Copy all lines below containing "that".

──────── Task inputs

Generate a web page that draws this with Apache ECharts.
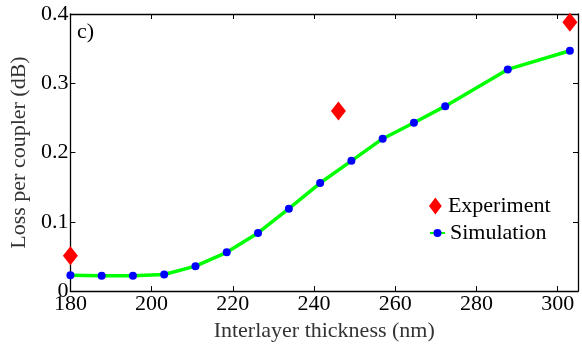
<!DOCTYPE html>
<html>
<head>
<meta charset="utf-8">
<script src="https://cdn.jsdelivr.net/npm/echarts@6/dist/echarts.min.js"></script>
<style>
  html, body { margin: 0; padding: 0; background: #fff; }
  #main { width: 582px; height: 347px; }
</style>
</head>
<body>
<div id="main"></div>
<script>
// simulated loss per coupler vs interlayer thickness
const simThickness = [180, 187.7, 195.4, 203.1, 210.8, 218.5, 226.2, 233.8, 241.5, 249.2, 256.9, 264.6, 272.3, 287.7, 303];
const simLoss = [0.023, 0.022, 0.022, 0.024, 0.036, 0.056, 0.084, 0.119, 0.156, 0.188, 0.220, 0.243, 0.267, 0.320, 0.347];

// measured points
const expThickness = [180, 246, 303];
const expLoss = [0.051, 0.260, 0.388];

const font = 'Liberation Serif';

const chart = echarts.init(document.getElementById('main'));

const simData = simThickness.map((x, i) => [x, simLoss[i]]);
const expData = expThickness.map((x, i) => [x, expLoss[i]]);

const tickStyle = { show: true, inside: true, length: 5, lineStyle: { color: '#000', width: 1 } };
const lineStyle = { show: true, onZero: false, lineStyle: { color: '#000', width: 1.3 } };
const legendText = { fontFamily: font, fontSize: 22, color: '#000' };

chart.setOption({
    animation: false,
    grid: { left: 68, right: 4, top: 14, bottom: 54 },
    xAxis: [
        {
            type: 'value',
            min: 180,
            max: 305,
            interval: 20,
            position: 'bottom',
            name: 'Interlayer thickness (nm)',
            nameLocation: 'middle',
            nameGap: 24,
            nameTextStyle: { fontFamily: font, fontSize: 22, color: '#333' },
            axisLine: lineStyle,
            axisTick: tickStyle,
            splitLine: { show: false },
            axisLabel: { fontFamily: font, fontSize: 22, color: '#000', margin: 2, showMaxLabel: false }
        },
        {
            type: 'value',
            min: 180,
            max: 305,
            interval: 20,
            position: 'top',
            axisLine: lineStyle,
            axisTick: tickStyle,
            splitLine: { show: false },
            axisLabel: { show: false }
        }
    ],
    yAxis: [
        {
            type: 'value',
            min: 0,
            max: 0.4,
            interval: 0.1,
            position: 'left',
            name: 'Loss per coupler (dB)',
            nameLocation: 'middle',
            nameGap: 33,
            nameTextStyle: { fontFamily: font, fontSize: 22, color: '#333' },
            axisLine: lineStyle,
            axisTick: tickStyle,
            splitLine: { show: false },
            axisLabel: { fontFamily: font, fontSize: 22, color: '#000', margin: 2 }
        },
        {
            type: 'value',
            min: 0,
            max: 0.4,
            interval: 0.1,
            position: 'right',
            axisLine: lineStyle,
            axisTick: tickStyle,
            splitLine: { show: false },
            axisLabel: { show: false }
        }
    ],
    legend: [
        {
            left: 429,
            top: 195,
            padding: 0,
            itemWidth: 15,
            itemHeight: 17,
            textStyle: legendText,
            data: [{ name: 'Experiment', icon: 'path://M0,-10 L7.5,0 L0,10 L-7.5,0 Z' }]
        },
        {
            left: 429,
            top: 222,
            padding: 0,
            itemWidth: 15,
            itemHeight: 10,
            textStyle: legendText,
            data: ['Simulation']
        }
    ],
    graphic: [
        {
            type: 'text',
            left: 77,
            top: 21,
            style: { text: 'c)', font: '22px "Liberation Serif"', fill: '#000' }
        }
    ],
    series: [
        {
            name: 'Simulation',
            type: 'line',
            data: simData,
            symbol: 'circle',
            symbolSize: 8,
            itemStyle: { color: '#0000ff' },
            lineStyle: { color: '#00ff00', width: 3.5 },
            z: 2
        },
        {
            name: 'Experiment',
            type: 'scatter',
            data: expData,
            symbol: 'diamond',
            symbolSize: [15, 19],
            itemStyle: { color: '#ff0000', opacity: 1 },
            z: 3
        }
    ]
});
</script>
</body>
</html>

────────────────
──────── Task inputs

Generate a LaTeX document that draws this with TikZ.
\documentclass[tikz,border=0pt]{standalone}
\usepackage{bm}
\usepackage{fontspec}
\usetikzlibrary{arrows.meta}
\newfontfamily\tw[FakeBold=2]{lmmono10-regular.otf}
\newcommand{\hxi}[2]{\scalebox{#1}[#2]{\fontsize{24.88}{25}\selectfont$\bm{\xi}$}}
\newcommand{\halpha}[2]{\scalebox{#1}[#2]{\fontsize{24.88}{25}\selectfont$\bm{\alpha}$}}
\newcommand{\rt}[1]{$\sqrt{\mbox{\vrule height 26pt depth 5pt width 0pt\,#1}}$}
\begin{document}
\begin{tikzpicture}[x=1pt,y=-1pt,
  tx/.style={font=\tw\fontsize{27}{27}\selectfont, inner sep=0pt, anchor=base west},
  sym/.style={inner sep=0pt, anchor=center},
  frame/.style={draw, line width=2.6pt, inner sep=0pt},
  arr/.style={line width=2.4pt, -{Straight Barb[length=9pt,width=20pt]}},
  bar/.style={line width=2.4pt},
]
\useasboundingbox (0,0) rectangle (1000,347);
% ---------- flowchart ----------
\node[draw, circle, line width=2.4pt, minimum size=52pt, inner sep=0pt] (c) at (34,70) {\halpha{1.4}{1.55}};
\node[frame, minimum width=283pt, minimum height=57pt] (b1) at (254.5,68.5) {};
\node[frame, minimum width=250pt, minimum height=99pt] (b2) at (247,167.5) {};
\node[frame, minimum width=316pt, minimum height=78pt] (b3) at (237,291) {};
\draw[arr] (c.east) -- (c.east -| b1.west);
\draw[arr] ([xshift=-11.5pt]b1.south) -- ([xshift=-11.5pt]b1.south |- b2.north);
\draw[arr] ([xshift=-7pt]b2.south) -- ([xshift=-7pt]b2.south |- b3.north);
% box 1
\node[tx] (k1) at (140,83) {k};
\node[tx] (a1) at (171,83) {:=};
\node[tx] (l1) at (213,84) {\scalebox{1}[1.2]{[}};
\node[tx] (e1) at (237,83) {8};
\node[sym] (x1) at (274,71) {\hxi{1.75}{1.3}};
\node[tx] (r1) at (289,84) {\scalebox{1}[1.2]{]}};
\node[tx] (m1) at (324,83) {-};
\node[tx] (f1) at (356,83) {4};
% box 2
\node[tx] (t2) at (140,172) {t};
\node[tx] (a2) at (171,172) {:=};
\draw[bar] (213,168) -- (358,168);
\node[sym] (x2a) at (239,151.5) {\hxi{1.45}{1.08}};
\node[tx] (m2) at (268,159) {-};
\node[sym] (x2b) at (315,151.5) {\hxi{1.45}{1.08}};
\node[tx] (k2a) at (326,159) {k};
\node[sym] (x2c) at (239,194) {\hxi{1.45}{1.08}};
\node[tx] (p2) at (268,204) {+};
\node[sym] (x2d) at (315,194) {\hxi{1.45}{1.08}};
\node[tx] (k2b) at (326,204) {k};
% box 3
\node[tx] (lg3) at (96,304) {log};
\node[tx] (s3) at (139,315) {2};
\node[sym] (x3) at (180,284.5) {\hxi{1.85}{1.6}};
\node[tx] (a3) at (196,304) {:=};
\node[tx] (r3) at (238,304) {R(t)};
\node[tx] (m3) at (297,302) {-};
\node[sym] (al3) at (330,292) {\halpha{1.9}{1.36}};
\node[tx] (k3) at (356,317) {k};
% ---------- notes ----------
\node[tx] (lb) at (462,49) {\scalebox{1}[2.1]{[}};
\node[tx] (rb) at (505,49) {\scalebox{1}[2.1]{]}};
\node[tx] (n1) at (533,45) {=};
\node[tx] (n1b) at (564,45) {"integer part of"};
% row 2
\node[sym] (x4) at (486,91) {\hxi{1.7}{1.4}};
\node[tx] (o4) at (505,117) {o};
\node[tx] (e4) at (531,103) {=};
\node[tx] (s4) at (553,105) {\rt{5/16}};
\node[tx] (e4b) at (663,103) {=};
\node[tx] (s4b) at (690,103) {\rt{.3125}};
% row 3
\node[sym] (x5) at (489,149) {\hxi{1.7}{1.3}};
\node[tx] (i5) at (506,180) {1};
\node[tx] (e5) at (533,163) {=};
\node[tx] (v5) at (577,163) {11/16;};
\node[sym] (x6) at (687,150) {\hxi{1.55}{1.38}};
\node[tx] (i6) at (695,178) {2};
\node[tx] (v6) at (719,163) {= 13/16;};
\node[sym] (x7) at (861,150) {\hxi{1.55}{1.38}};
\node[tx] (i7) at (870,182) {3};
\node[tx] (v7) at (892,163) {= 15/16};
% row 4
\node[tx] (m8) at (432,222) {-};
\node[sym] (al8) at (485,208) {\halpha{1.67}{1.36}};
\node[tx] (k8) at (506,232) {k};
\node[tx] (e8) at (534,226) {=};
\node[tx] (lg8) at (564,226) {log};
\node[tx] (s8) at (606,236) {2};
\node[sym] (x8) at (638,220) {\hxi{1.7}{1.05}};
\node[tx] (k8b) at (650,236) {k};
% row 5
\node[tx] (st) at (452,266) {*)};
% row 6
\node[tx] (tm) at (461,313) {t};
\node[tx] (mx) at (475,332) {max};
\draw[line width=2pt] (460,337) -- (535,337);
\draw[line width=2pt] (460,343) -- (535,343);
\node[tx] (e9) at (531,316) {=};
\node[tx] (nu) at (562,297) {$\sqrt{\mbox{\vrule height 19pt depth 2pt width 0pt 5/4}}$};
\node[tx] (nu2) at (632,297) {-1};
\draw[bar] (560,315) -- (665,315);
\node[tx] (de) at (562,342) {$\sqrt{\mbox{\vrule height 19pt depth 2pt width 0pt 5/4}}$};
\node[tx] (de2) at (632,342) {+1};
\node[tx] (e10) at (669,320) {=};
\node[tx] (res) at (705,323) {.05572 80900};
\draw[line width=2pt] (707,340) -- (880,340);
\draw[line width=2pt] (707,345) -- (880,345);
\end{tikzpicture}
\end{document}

────────────────
──────── Task inputs

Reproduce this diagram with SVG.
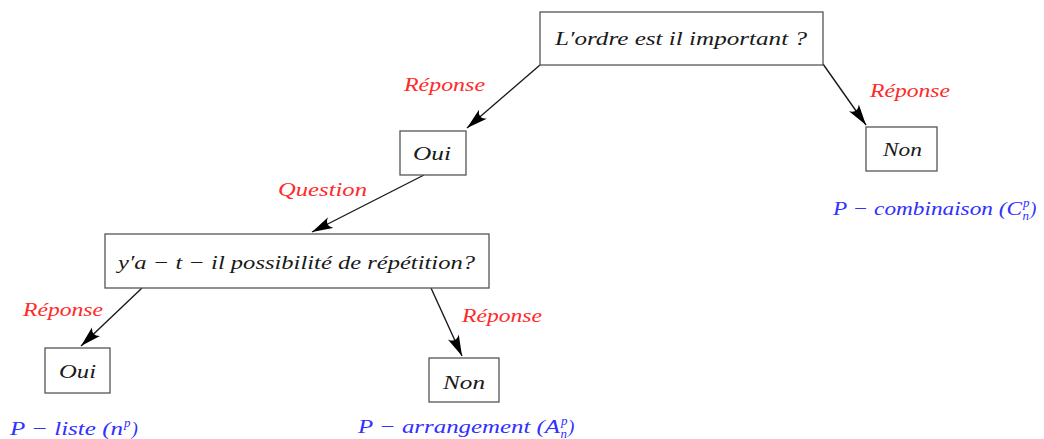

────────────────

Written response
Generate a web page that draws this with Apache ECharts.
Generate a LaTeX document that draws this with TikZ.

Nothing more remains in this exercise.